Am I using consul correctly?

Hey all,

So I am working on a payments system where I want to be able to share data across multiple identical devices over LAN. Don’t want to deal with centralized cloud servers as these need to work without WAN connection. So imagine a grocery store with multiple lanes and each node or system is identical. Without having a master back office server, ideally all these systems would be interconnected with some type of framework mesh that can share data across all nodes.

These systems would talk to their own databases but then whenever you ring up an item, save the sale, go over to a different node, I want to be able to pull up that saved sale.

Essentially a zeroconf database cluster across same network machines.

I have toyed with consul KV which works great but still one device needs to be the master server. Consul works pretty well but feel as though I’m not really using it for it’s intended purpose. I have also trying spinning up each system as a server instance and bootstrap them all together and that works but it’s all multi server.

Depends on what exactly you’re trying to sync. Is it just a token or a small block of data or is it a full inventory of the system? Is the data transient or needs to be perpetual?

There are very few instances where consul would fit into that but it is possible.
The likely use is that you want each “isle” to be registered and discoverable by the other isles in your store – that’s where consul would come in.

Thanks for the reply @aram. Correct me if I’m wrong but would this setup still require an extra piece of hardware that acts as the “master” server that coordinates and registers each aisle as a client?

The data would have to be persistent in case of a system reboot.

Consul uses raft protocol to duplicate the data across all the nodes, so yes, you do need to have 3 or 5 consul instances to make it “HA” – but no other “hardware” is required … a load-balancer would be nice but you can do without it using round-robin DNS (which consul itself can register the services as).

But if I am installing this system into a store that has 5 isles as an example, one of those still needs to be dedicated as a server or master agent and the rest run as client agents, no? For the sake of argument, this doesn’t talk to the cloud so that will be no cloud server instances of consul. All local and all just talking to each other.

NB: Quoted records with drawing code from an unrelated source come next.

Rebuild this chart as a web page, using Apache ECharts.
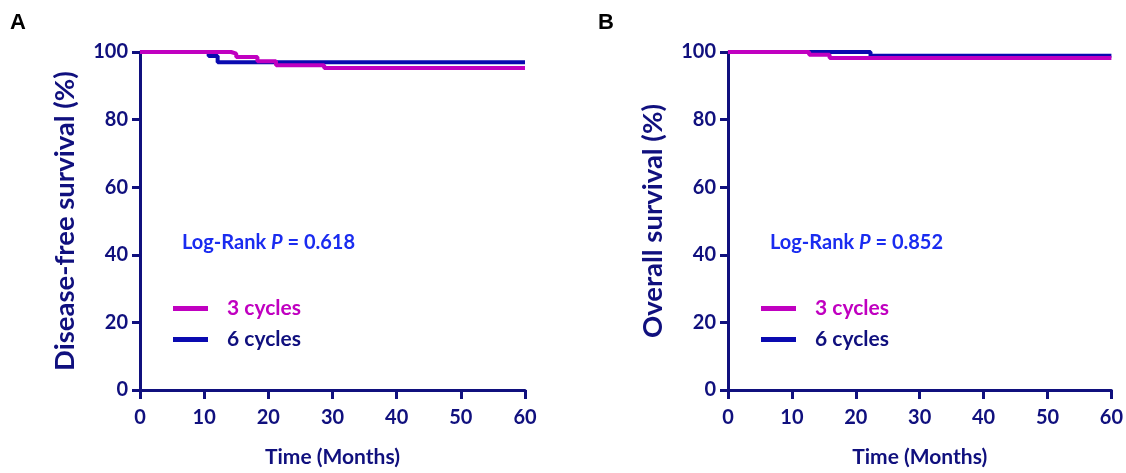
<!DOCTYPE html>
<html><head><meta charset="utf-8">
<script src="https://cdn.jsdelivr.net/npm/echarts@6/dist/echarts.min.js"></script>
<style>html,body{margin:0;padding:0;background:#fff}#c{width:1126px;height:473px}</style>
</head><body><div id="c"></div>
<script>
// ---- data ----
const xTicks = [0, 10, 20, 30, 40, 50, 60];
const yTicks = [0, 20, 40, 60, 80, 100];
const seriesNames = ['3 cycles', '6 cycles'];
// Panel A: disease-free survival (step points: month, %)
const dfsTimes3 = [0, 14.2, 15.0, 18.3, 21.2, 28.7, 60];
const dfsSurv3  = [100, 99.5, 98.5, 97.3, 96.1, 95.3, 95.3];
const dfsTimes6 = [0, 10.7, 12.1, 60];
const dfsSurv6  = [100, 98.8, 97.0, 97.0];
// Panel B: overall survival
const osTimes3 = [0, 12.7, 15.9, 60];
const osSurv3  = [100, 99.2, 98.2, 98.2];
const osTimes6 = [0, 22.3, 60];
const osSurv6  = [100, 98.9, 98.9];
const panelLabels = ['A', 'B'];
const yTitles = ['Disease-free survival (%)', 'Overall survival (%)'];
const xTitle = 'Time (Months)';
const pValues = ['0.618', '0.852'];

// ---- styling ----
const NAVY = '#10107e', MAG = '#c000c0', BLUE = '#0a0ab0', PTXT = '#1a2cf0';
const FONT = 'Lato';
const pair = (ts, vs) => ts.map((t, i) => [t, vs[i]]);
const panels = [
  { left: 140, s3: pair(dfsTimes3, dfsSurv3), s6: pair(dfsTimes6, dfsSurv6) },
  { left: 728, s3: pair(osTimes3, osSurv3), s6: pair(osTimes6, osSurv6) }
];
const grid = [], xAxis = [], yAxis = [], series = [], legend = [], title = [];
panels.forEach((p, i) => {
  grid.push({ left: p.left, top: 52, width: 385, height: 340 });
  xAxis.push({
    type: 'value', gridIndex: i, min: xTicks[0], max: xTicks[xTicks.length - 1], interval: 10,
    name: xTitle, nameLocation: 'middle', nameGap: 57,
    nameTextStyle: { fontFamily: FONT, fontWeight: 'bold', fontSize: 21, color: NAVY },
    axisLine: { lineStyle: { color: NAVY, width: 3 } },
    axisTick: { length: 9, lineStyle: { color: NAVY, width: 3 } },
    axisLabel: { margin: 18, fontFamily: FONT, fontWeight: 'bold', fontSize: 20, color: NAVY },
    splitLine: { show: false }
  });
  yAxis.push({
    type: 'value', gridIndex: i, min: yTicks[0], max: yTicks[yTicks.length - 1], interval: 20,
    name: yTitles[i], nameLocation: 'middle', nameGap: 61, nameRotate: 90,
    nameTextStyle: { fontFamily: FONT, fontWeight: 'bold', fontSize: 27.5, color: NAVY },
    axisLine: { show: true, lineStyle: { color: NAVY, width: 3 } },
    axisTick: { show: true, length: 8, lineStyle: { color: NAVY, width: 3 } },
    axisLabel: { margin: 12, fontFamily: FONT, fontWeight: 'bold', fontSize: 20, color: NAVY },
    splitLine: { show: false }
  });
  series.push({
    name: seriesNames[1], type: 'line', step: 'end', xAxisIndex: i, yAxisIndex: i,
    data: p.s6, showSymbol: false, color: BLUE, lineStyle: { color: BLUE, width: 4 }
  });
  series.push({
    name: seriesNames[0], type: 'line', step: 'end', xAxisIndex: i, yAxisIndex: i,
    data: p.s3, showSymbol: false, color: MAG, lineStyle: { color: MAG, width: 4 }
  });
  const off = p.left - 140;
  legend.push({
    left: 173 + off, top: 296, orient: 'vertical', padding: 0,
    itemWidth: 35, itemHeight: 5, itemGap: 6, icon: 'rect', selectedMode: false,
    data: [
      { name: seriesNames[0], textStyle: { color: MAG } },
      { name: seriesNames[1], textStyle: { color: NAVY } }
    ],
    textStyle: { fontFamily: FONT, fontWeight: 'bold', fontSize: 21, lineHeight: 25, padding: [0, 0, 0, 14] }
  });
  title.push({
    text: '{a|Log-Rank }{b|P}{a| = ' + pValues[i] + '}', left: 182 + off, top: 233, padding: 0,
    textStyle: { rich: {
      a: { fontFamily: FONT, fontWeight: 'bold', fontSize: 20, color: PTXT },
      b: { fontFamily: FONT, fontWeight: 'bold', fontStyle: 'italic', fontSize: 20, color: PTXT }
    } }
  });
  title.push({
    text: panelLabels[i], left: 10 + (i ? 588 : 0), top: 12, padding: 0,
    textStyle: { fontFamily: 'Liberation Sans', fontWeight: 'bold', fontSize: 22, color: '#000' }
  });
});
const chart = echarts.init(document.getElementById('c'), null, { renderer: 'canvas' });
chart.setOption({ animation: false, backgroundColor: '#fff', grid, xAxis, yAxis, series, legend, title });
</script></body></html>
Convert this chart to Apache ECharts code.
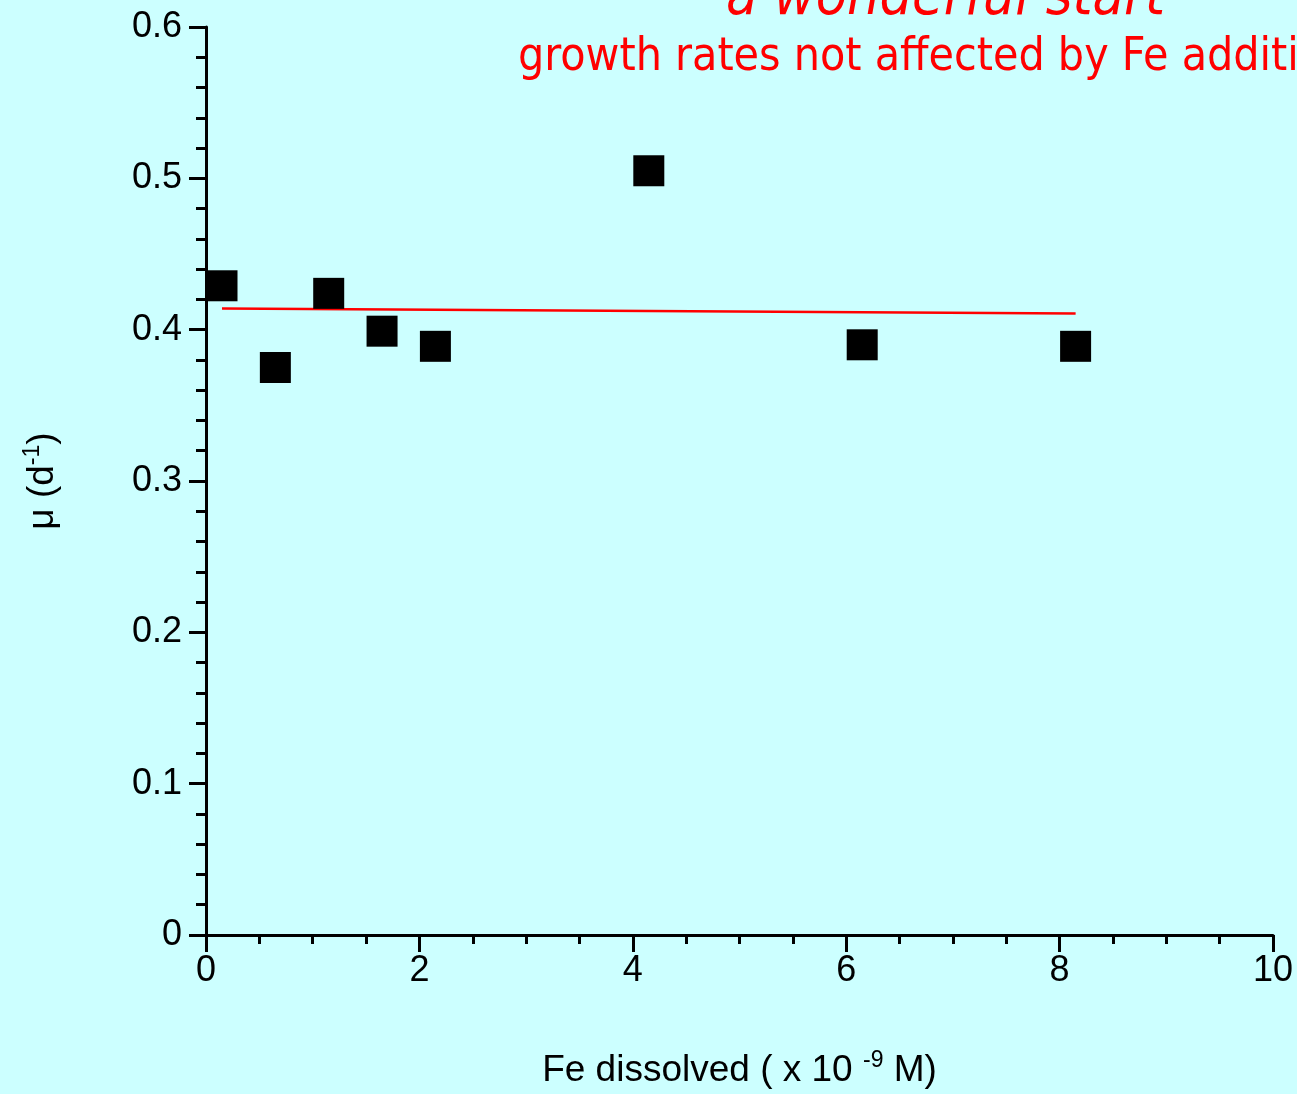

If they all are on the same network then somehow, from hours away during the install process they’ll have to figure out the server agents ip so they can join into the cluster. I’m thinking consul might not be the tool for this job however awesome it is. I don’t think a zeroconf/mdns auto join type of system exists.

There is no metadata with the service registration so not that I can see. You would need to have some sort of external service to be able to locate that service after the fact – DNS itself does have metadata tags, but AFAIK there is no way to feed that via consul.